A doctors who reports his case for an interview, should have no ground to fear any breach in confidentiality of his patient. He has to be convinced that the contact-tracing is truly intended to eliminate pockets of disease in his own community and that the procedure will not harm the interest of his patient in any way. This kind of assurance will make him willing to report his cases of V.D. without least hesitation.

 

The prospects are not bright in other areas and in the implementation of practical and useful recommendations made by various bodies and organisations devoted to V.D. control. There is no evidence as yet that the State or the Central Government will make a long-term and long-range commitment for adequate funds to cope with the V.D. control problems. Sustained efforts continue to be hindered by the lack of national policy, uncertainties over all locations of funds, apathy or rather even hostility at times on the part of those who are administrators of health and medical education.
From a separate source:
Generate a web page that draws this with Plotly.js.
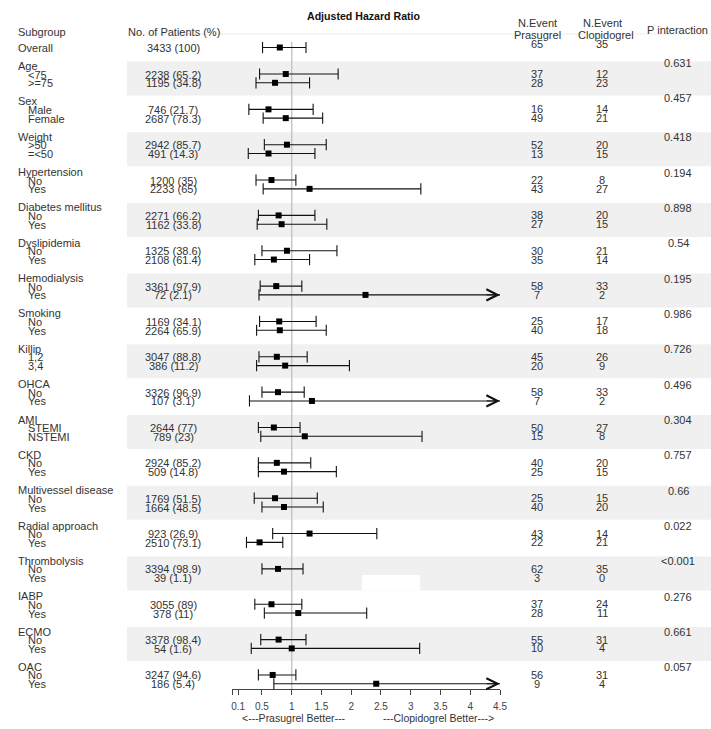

There is also no evidence that V.D. education in medical colleges and in public or private hospitals and health facilities and services have been substantially improved. In fact these seem to steadily deteriorate; nor funds for professional V.D. education or V.D. research are likely to be sanctioned in the near future. Amount of funds sanctioned is in reverse proportion to the extend of spread of V.D.- a noteworthy feature in the country.

 

Campaigns to make the general public aware of real and present dangers of V.D. have been totally neglected as a rule and no funds are made available for the national V.D. awareness campaign. We need on-going V.D. awareness programmes for a nation-wide distribution and all mass media of communications have to be harnessed into real activity. But there is no indication to the effect. Our Medical Council, the National Board for Post-graduate Education and the I.M.A. have still to recognise venereology as an important speciality, and approve the urgent need for improved V.D. education and training programmes for doctors and students in medical colleges; they are still to call on doctors to participate actively with co-operative efforts for the V.D. control, and to check the rising rate of incidence of V.D. in the country. It would be a great mistake to preserve with the present policy which has been found to be a total failure.

 

Our attitudes towards venereal diseases and V.D. patient must be altered, if our control efforts are to succeed. The private physician has ample opportunities within his community to offer V.D. information, to make high-risk groups aware of the dangers, to urge them to seek early diagnosis and treatment and co-operate in contact-tracing and finding the source and other contacts and to alter their attitudes. He must keep abreast with new knowledge and technology in venereal diseases. In fact he is the very foundation in the V.D. control programmes. He has the capacity to make or break our national V.D. control programme. Will he or she doctor take up the challenge? The country faces the grave problem for which there is today enough knowledge. He or she must move rapidly from knowledge to action and utilise that knowledge more effectively.